You know how some things are simply hard to put into words? Basically, languages that are not our own are often a lot better at expressing certain emotions or ideas. As a result, there are many concepts that cannot be properly identified or explained across cultures – thus, they are lost in translation.
Linguists have spent countless years deconstructing languages, taking them apart letter by letter, and trying to figure out why there are so many things that cannot be translated into our own language. Often these foreign words provide insight into the cultures they came from. Here are some examples:
- Waldeinsamkeit – German word for the feeling of being alone in the woods. (Ralph Waldo Emerson even wrote a poem about it.)
- Komorebi – Japanese word to express the way sunlight filters through the leaves of trees.
- Iktsuarpok – Inuit word for the feeling of anticipation that leads you to keep looking outside to see if anyone is coming.
- Jayus – Indonesian word for a joke told so poorly and so unfunny that one cannot help but laugh.
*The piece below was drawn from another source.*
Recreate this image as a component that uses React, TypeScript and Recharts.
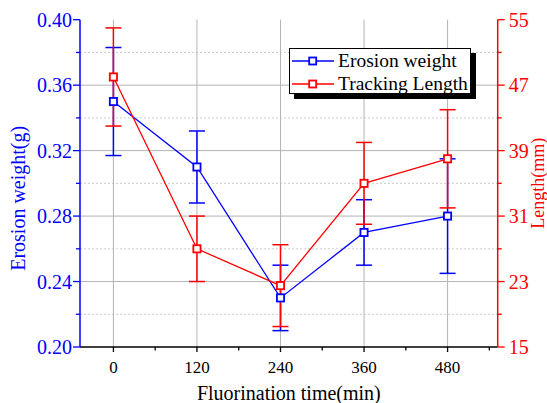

- Panapo’o – Hawaiian word for the act of scratching your head to help you remember something you’ve forgotten.
The folks at Maptia (a global storytelling platform) published an infographic featuring 11 of these wonderful, if slightly elusive, words from around the world. It’s basically a collection of drawings based on unique foreign words. For each of them there is no single word within the English language that could be considered a direct translation.
There is also a book, Lost in Translation, which brings to life more than 50 words that don’t have direct English translations along with charming illustrations of their tender, poignant, and humorous definitions. It’s illustrated by Ella Frances Sanders, the same person who designed the infographic.
These would be good words to learn how to say and spell, giving you new ways to express yourself… and maybe you’ll even recognize a feeling or two among them.